Type for property to pass set of properties to specified device.

Public Functions

inline std::pair<std::string, Any> operator()(const AnyMap &config) const#

Constructs property.

Parameters:: configs – set of property values with names
Returns:: Pair of string key representation and type erased property value.

inline std::pair<std::string, Any> operator()(const std::string &device_name, const AnyMap &config) const#

Constructs property.

Parameters:

device_name – device plugin alias
config – set of property values with names

Returns:

Pair of string key representation and type erased property value.

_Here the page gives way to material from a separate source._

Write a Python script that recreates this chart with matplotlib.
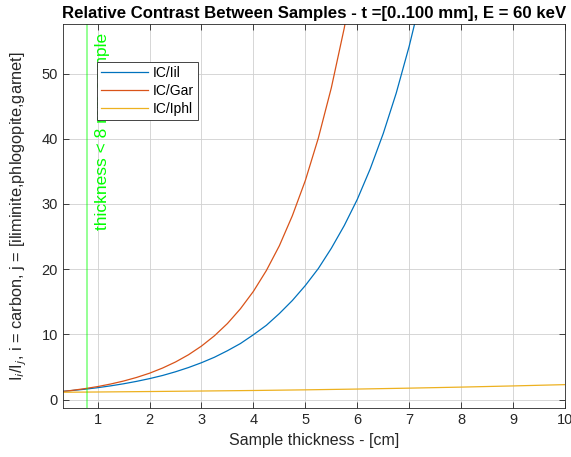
import matplotlib
matplotlib.use('Agg')
import matplotlib.pyplot as plt

# values (thickness in cm, intensity ratio)
t_il = [0.33, 0.5, 0.75, 1.0, 1.25, 1.5, 1.75, 2.0, 2.25, 2.5, 2.75, 3.0, 3.25, 3.5,
        3.75, 4.0, 4.25, 4.5, 4.75, 5.0, 5.25, 5.5, 5.75, 6.0, 6.25, 6.5, 6.75, 7.0, 7.25]
r_il = [1.27, 1.39, 1.59, 1.83, 2.11, 2.43, 2.80, 3.22, 3.70, 4.27, 4.92, 5.66, 6.5, 7.5,
        8.6, 9.95, 11.4, 13.2, 15.2, 17.5, 20.1, 23.2, 26.7, 30.7, 35.4, 40.8, 47.0, 54.2, 62.4]

t_gar = [0.33, 0.5, 0.75, 1.0, 1.25, 1.5, 1.75, 2.0, 2.25, 2.5, 2.75, 3.0, 3.25, 3.5,
         3.75, 4.0, 4.25, 4.5, 4.75, 5.0, 5.25, 5.5, 5.75, 6.0]
r_gar = [1.25, 1.41, 1.68, 2.00, 2.39, 2.85, 3.40, 4.05, 4.84, 5.77, 6.88, 8.21, 9.79, 11.67,
         13.93, 16.6, 19.8, 23.6, 28.2, 33.6, 40.1, 47.8, 57.0, 68.0]

t_phl = [0.33, 1, 2, 3, 4, 5, 6, 7, 8, 9, 10]
r_phl = [1.13, 1.17, 1.24, 1.32, 1.40, 1.50, 1.62, 1.76, 1.92, 2.10, 2.30]

min_thick = 0.8
labels = ['IC/Iil', 'IC/Gar', 'IC/Iphl']
colors = ['#0072BD', '#D95319', '#EDB120']

plt.rcParams['font.family'] = ['Liberation Sans', 'DejaVu Sans']

fig = plt.figure(figsize=(5.71, 4.57), dpi=100)
ax = fig.add_axes([0.110, 0.107, 0.8795, 0.8405])

ax.plot(t_il, r_il, color=colors[0], lw=0.9, label=labels[0])
ax.plot(t_gar, r_gar, color=colors[1], lw=0.9, label=labels[1])
ax.plot(t_phl, r_phl, color=colors[2], lw=0.9, label=labels[2])

ax.axvline(min_thick, color=(0, 1, 0), alpha=0.45, lw=1.3)
ax.text(1.085, 26, 'thickness < 8 mm sample', rotation=90, color=(0, 1, 0),
        fontsize=12.5, ha='center', va='bottom', clip_on=True)

ax.set_xlim(0.33, 10)
ax.set_ylim(-1.3, 57.6)
ax.set_xticks(range(1, 11))
ax.set_yticks(range(0, 60, 10))

ax.grid(True, color='#d0d0d0', lw=0.6)
ax.tick_params(direction='in', top=True, right=True, labelsize=10.5,
               colors='#262626', length=4, width=0.6)
for s in ax.spines.values():
    s.set_color('#262626')
    s.set_linewidth(0.6)

ax.set_xlabel('Sample thickness - [cm]', fontsize=11.5, color='#262626')
ax.set_ylabel(r'I$_i$/I$_j$, i = carbon, j = [iliminite,phlogopite,garnet]',
              fontsize=11.8, color='#262626')
ax.yaxis.set_label_coords(-0.067, 0.5)
ax.set_title('Relative Contrast Between Samples - t =[0..100 mm], E = 60 keV',
             fontsize=12.1, fontweight='bold', pad=4)

leg = ax.legend(loc='upper left', bbox_to_anchor=(0.068, 0.902), fontsize=10,
                fancybox=False, framealpha=1, edgecolor='#262626',
                handlelength=3.4, handletextpad=0.3, borderpad=0.3,
                borderaxespad=0, labelspacing=0.3)
leg.get_frame().set_linewidth(0.6)

fig.savefig('out.png', dpi=100)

template<typename ...Properties> inline util::EnableIfAllStringAny<std::pair<std::string, Any>, Properties...> operator()(const std::string &device_name, Properties&&... configs) const#

Constructs property.

Template Parameters:

Properties – Should be the pack of std::pair<std::string, ov::Any> types

Parameters:

device_name – device plugin alias
configs – Optional pack of pairs: (config parameter name, config parameter value)

Returns:

Pair of string key representation and type erased property value.

struct UUID#

#include <properties.hpp>

Structure which defines format of UUID.

Public Members

std::array<uint8_t, MAX_UUID_SIZE> uuid#: Array with uuid for a device.

Public Static Attributes

static const uint64_t MAX_UUID_SIZE = 16#: Max size of uuid array (128 bits)

struct LUID#

#include <properties.hpp>

Structure which defines format of LUID.

Public Members

std::array<uint8_t, MAX_LUID_SIZE> luid#: Array with luid for a device.

Public Static Attributes

static const uint64_t MAX_LUID_SIZE = 8#: Max size of luid array (64 bits)

struct PCIInfo#

#include <properties.hpp>

Structure to store PCI bus information of device (Domain/Bus/Device/Function)

Public Members

uint32_t domain#: PCI domain ID.

uint32_t bus#: PCI bus ID.

uint32_t device#: PCI device ID.

uint32_t function#: PCI function ID.

struct Num#

#include <properties.hpp>

Class to represent number of streams in streams executor.

Public Types

using Base = std::tuple<int32_t>#: NumStreams is representable as int32_t.